Les facteurs militaires des relations internationales sont bien entendu passés en revue avec une particulière attention. Pour ce qui découle du « fait nucléaire », c’est-à-dire les stratégies de dissuasion, la prolifération, la maîtrise des armements et le désarmement, ils sont traités par Pascal Boniface lui-même. On y retrouve donc les thèses qu’il a soutenues, avec la conviction qu’on lui connaît, dans son livre Vive la bombe et dans ses articles ultérieurs relatifs à l’arrêt des essais nucléaires et aux conséquences d’une éventuelle prolifération dans le « Sud ». Sont ensuite analysés, toujours sous forme de cartes, d’encarts et de textes les commentant, les autres facteurs de puissance que sont la maîtrise de l’Espace, la démographie, la force économique et la possession de matières premières, le tout aboutissant à un rappel, lui aussi schématisé, des principales théories relatives à la géopolitique. Dans le chapitre final de cette partie thématique, sont rappelés le cadre et le déroulement des principales crises qui ont marqué l’époque contemporaine, depuis le blocus de Berlin jusqu’à la guerre du Golfe.

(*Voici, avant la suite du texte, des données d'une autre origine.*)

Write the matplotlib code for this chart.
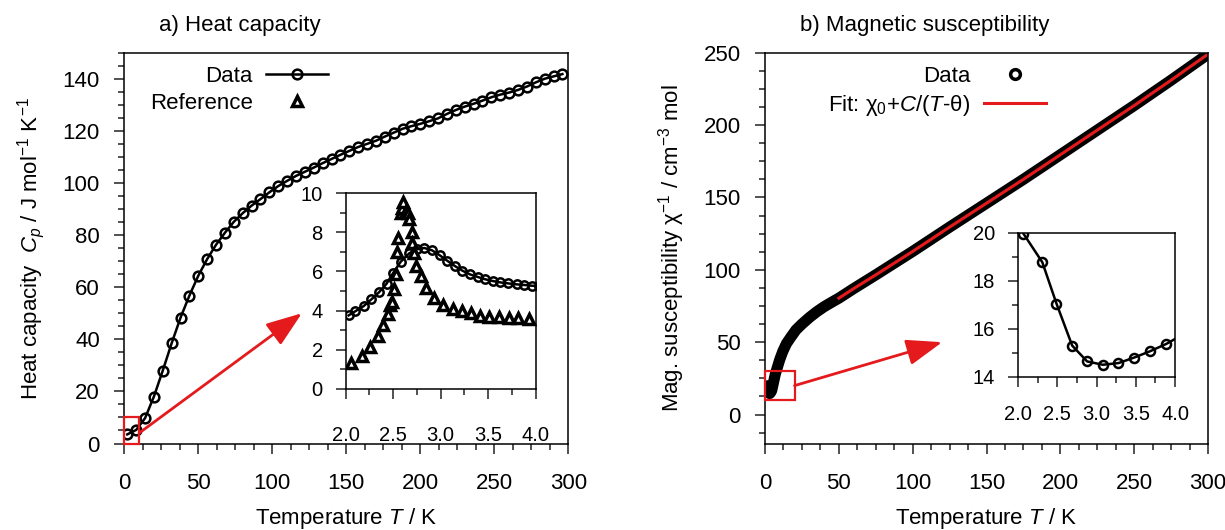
import numpy as np
import matplotlib
matplotlib.use('Agg')
import matplotlib.pyplot as plt
from matplotlib.ticker import MultipleLocator, FormatStrFormatter
from matplotlib.patches import Rectangle
from matplotlib.lines import Line2D

plt.rcParams['font.family'] = ['Liberation Sans', 'DejaVu Sans']
plt.rcParams['mathtext.fontset'] = 'custom'
plt.rcParams['mathtext.rm'] = 'Liberation Sans'
plt.rcParams['mathtext.it'] = 'Liberation Sans:italic'
plt.rcParams['font.size'] = 16
plt.rcParams['axes.linewidth'] = 1.1

# heat capacity, whole range (T in K, Cp in J/mol/K)
cp_T = [2, 8, 14, 20, 26, 32, 38, 44, 50, 56, 62, 68, 74, 80, 86, 92, 98,
        104, 110, 116, 122, 128, 134, 140, 146, 152, 158, 164, 170, 176,
        182, 188, 194, 200, 206, 212, 218, 224, 230, 236, 242, 248, 254,
        260, 266, 272, 278, 284, 290, 296]
cp_val = [3.5, 5.2, 9.7, 18.0, 28.0, 38.5, 48.3, 56.8, 64.4, 70.8, 76.3,
          80.9, 85.1, 88.4, 91.3, 93.8, 96.4, 98.8, 100.8, 102.7, 104.3,
          105.9, 107.6, 109.2, 110.8, 112.3, 113.8, 115.0, 116.2, 117.8,
          119.3, 120.8, 121.8, 122.7, 123.7, 124.8, 126.5, 128.0, 129.3,
          130.4, 131.6, 132.9, 133.9, 134.7, 135.7, 137.0, 138.6, 140.0,
          140.9, 141.8]

# heat capacity, low temperature zoom
cpz_T = [2.03, 2.10, 2.19, 2.27, 2.35, 2.43, 2.50, 2.58, 2.67, 2.75, 2.83,
         2.91, 2.99, 3.07, 3.15, 3.23, 3.31, 3.39, 3.47, 3.55, 3.63, 3.71,
         3.80, 3.88, 3.96, 4.04]
cpz_val = [3.75, 3.96, 4.23, 4.57, 4.93, 5.37, 5.92, 6.50, 6.93, 7.15, 7.20,
           7.08, 6.83, 6.55, 6.28, 6.04, 5.85, 5.72, 5.60, 5.51, 5.44, 5.39,
           5.34, 5.31, 5.27, 5.25]
ref_T = [2.06, 2.17, 2.26, 2.34, 2.39, 2.45, 2.47, 2.49, 2.51, 2.53, 2.54,
         2.55, 2.58, 2.59, 2.60, 2.64, 2.66, 2.67, 2.70, 2.70, 2.72, 2.74,
         2.79, 2.85, 2.93, 3.03, 3.13, 3.23, 3.32, 3.42, 3.51, 3.62, 3.72,
         3.82, 3.93]
ref_val = [1.30, 1.67, 2.15, 2.70, 3.26, 3.82, 4.28, 4.43, 5.12, 5.85, 6.99,
           7.70, 8.98, 9.27, 9.54, 9.10, 9.00, 8.67, 8.04, 7.44, 6.96, 6.28,
           5.77, 5.14, 4.64, 4.27, 4.06, 3.98, 3.87, 3.74, 3.69, 3.65, 3.64,
           3.60, 3.58]

# inverse susceptibility
chi_T = [2.07, 2.31, 2.49, 2.69, 2.88, 3.08, 3.28, 3.48, 3.68, 3.89, 4.5,
         5.5, 7, 8.5, 10, 12, 14.5, 17.5, 21, 25, 30, 35, 40, 45, 50, 60,
         75, 100, 125, 150, 175, 200, 225, 250, 275, 300]
chi_inv = [19.97, 18.78, 17.06, 15.31, 14.65, 14.51, 14.58, 14.81, 15.07,
           15.38, 16.5, 21, 28, 33, 38, 43.5, 49, 53.5, 58.5, 62.5, 67, 71,
           74.5, 77.5, 80.4, 87, 96.5, 112.7, 129.5, 146, 162.5, 179.5,
           196.5, 213.5, 231, 249]
fit_T = [50, 60, 75, 100, 125, 150, 175, 200, 225, 250, 275, 300]
fit_inv = [80.4, 87, 96.5, 112.7, 129.5, 146, 162.5, 179.5, 196.5, 213.5,
           231, 249]
chiz_T = [2.07, 2.31, 2.49, 2.69, 2.88, 3.08, 3.28, 3.48, 3.68, 3.89, 4.09]
chiz_inv = [19.97, 18.78, 17.06, 15.31, 14.65, 14.51, 14.58, 14.81, 15.07,
            15.38, 15.75]

RED = '#e41a1c'
W, H = 1225, 530


def px_axes(fig, x0, y0, x1, y1):
    # pixel box (top-left origin) -> figure axes
    return fig.add_axes([x0 / W, 1 - y1 / H, (x1 - x0) / W, (y1 - y0) / H])


def style(ax, xmaj, xmin, ymaj, ymin, padx, pady, fs):
    ax.xaxis.set_major_locator(MultipleLocator(xmaj))
    ax.xaxis.set_minor_locator(MultipleLocator(xmin))
    ax.yaxis.set_major_locator(MultipleLocator(ymaj))
    ax.yaxis.set_minor_locator(MultipleLocator(ymin))
    ax.tick_params(which='both', direction='out', top=False, right=False,
                   width=1.1, color='#222222')
    ax.tick_params(which='major', length=7.5)
    ax.tick_params(which='minor', length=4)
    ax.tick_params(axis='x', pad=padx, labelsize=fs)
    ax.tick_params(axis='y', pad=pady, labelsize=fs)


fig = plt.figure(figsize=(W / 100, H / 100), dpi=100)

# ---------------- a) heat capacity
ax1 = px_axes(fig, 124.3, 52.7, 568.3, 443.5)
ax1.plot(cp_T, cp_val, '-o', color='k', lw=1.8, ms=7, mfc='none',
         mec='k', mew=1.8)
ax1.set_xlim(0, 300)
ax1.set_ylim(0, 150)
style(ax1, 50, 12.5, 20, 5, 14, 10, 16)
ax1.set_xlabel('Temperature $T$ / K', fontsize=16)
ax1.xaxis.set_label_coords(0.5, -0.16)
ax1.set_ylabel(r'Heat capacity  $C_p$ / J mol$^{-1}$ K$^{-1}$', fontsize=16)
ax1.yaxis.set_label_coords(-0.175, 0.5)
ax1.add_patch(Rectangle((0, 0), 10, 10, fill=False, ec=RED, lw=1.6,
                        clip_on=False, zorder=5))
ax1.annotate('', xy=(120, 50), xytext=(10, 4),
             arrowprops=dict(arrowstyle='-|>,head_length=1.1,head_width=0.4',
                             color=RED, lw=2, mutation_scale=20,
                             shrinkA=0, shrinkB=0))
h_data = Line2D([], [], color='k', lw=1.8, marker='o', ms=7, mfc='none',
                mec='k', mew=1.8)
h_ref = Line2D([], [], ls='none', marker='^', ms=7, mfc='white', mec='k',
               mew=2.5)
ax1.legend([h_data, h_ref], ['Data', 'Reference'], loc='upper right',
           bbox_to_anchor=(0.459, 0.967), frameon=False, markerfirst=False,
           handlelength=2.8, handletextpad=0.6, labelspacing=0.3,
           borderpad=0, borderaxespad=0, fontsize=16)
fig.text(240 / W, 1 - 25 / H, 'a) Heat capacity', ha='center', va='center',
         fontsize=16)

ins1 = px_axes(fig, 345.7, 193.3, 535.5, 388.7)
ins1.plot(cpz_T, cpz_val, '-o', color='k', lw=1.8, ms=6, mfc='none',
          mec='k', mew=1.8)
ins1.plot(ref_T, ref_val, ls='none', marker='^', ms=6.5, mfc='white',
          mec='k', mew=2.5)
ins1.set_xlim(2, 4)
ins1.set_ylim(0, 10)
style(ins1, 0.5, 0.25, 2, 1, 19, 9, 14.5)
ins1.xaxis.set_major_formatter(FormatStrFormatter('%.1f'))

# ---------------- b) magnetic susceptibility
ax2 = px_axes(fig, 765, 52.7, 1208, 443.5)
ax2.plot(chi_T, chi_inv, color='k', lw=8, solid_capstyle='round',
         solid_joinstyle='round')
fit_line, = ax2.plot(fit_T, fit_inv, color=RED, lw=2.2)
ax2.set_xlim(0, 300)
ax2.set_ylim(-20, 250)
style(ax2, 50, 12.5, 50, 12.5, 14, 10, 16)
ax2.set_xlabel('Temperature $T$ / K', fontsize=16)
ax2.xaxis.set_label_coords(0.5, -0.16)
ax2.set_ylabel('Mag. susceptibility χ$^{-1}$ / cm$^{-3}$ mol', fontsize=16)
ax2.yaxis.set_label_coords(-0.175, 0.5)
ax2.add_patch(Rectangle((0, 10), 20, 20, fill=False, ec=RED, lw=1.6,
                        clip_on=False, zorder=5))
ax2.annotate('', xy=(120, 50), xytext=(20, 20),
             arrowprops=dict(arrowstyle='-|>,head_length=1.1,head_width=0.4',
                             color=RED, lw=2, mutation_scale=20,
                             shrinkA=0, shrinkB=0))
h_chi = Line2D([], [], ls='none', marker='o', ms=7, mfc='white', mec='k',
               mew=2.5)
ax2.legend([h_chi, fit_line], ['Data', r'Fit: χ$_0$+$C/(T$-θ)'],
           loc='upper right', bbox_to_anchor=(0.634, 0.967), frameon=False,
           markerfirst=False, handlelength=2.8, handletextpad=0.6,
           labelspacing=0.3, borderpad=0, borderaxespad=0, fontsize=16)
fig.text(925 / W, 1 - 25 / H, 'b) Magnetic susceptibility', ha='center',
         va='center', fontsize=16)

ins2 = px_axes(fig, 1018, 233, 1175, 377)
ins2.plot(chiz_T, chiz_inv, '-o', color='k', lw=1.8, ms=6.5, mfc='none',
          mec='k', mew=1.8)
ins2.set_xlim(2, 4)
ins2.set_ylim(14, 20)
style(ins2, 0.5, 0.25, 2, 1, 13, 9, 14.5)
ins2.xaxis.set_major_formatter(FormatStrFormatter('%.1f'))

fig.savefig('out.png', dpi=100)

Quant à la partie régionale de l’Atlas, elle traite pour commencer, comme il se doit, de la France, à qui « l’histoire a légué, sur le plan du prestige, un bilan globalement positif », veulent bien reconnaître les auteurs. Elle traite aussi du reste du monde, et, ce qui est plus « opératoire », des régions actuellement au cœur de nos préoccupations, parce qu’« en crise », comme l’Europe centrale, les Balkans et la « construction européenne », le Proche-Orient et le conflit israélo-arabe, le Maghreb et le Machrek, l’Afrique australe, la corne de l’Afrique, et, après les régions et pays d’Amérique et d’Asie, avec une mention particulière pour la Corée, sujet d’actualité avec la prolifération nucléaire dont on la soupçonne et qui y est évoquée, les principaux espaces maritimes, y compris les régions polaires. Toutes ces présentations sont assorties de précisions souvent oubliées, jusqu’à ce qu’elles redeviennent importantes. C’est ainsi que nous y avons découvert des commentaires concernant les problèmes des Paracels et des Spratley en mer de Chine du Sud, où nous pensions être un des rares Français à avoir fait escale – il y a bien longtemps –, ou encore les statuts controversés de Gibraltar, de Melilla et Ceuta, du golfe de Syrte, des eaux gréco-turques et des Détroits permettant l’accès à la mer Noire. On perçoit par ces exemples l’ampleur de la documentation fournie par cet Atlas et par suite sa valeur comme ouvrage de référence.
Profitons de l’occasion pour mentionner aussi, comme ayant la même qualité, deux ouvrages dus à François Thual qui a collaboré par ailleurs à l’Atlas. Il s’agit de deux petits dictionnaires de géopolitique, l’un à dominante historique et l’autre géographique, qui sont intitulés respectivement Géopolitique au quotidien et Mémento de géopolitique (1), et édités également dans la collection Dunod-Iris. Comme l’Atlas, ils nous permettent de mieux comprendre « la culture de l’autre », ce qui est particulièrement nécessaire pour nous situer dans le monde qui nous entoure, parsemé d’incertitudes et de risques, mais à la recherche d’une sécurité collective. ♦
(1) NDLR. Cet ouvrage a fait l’objet d’une note de lecture signée Pascal Boniface et publiée dans notre livraison de novembre 1993.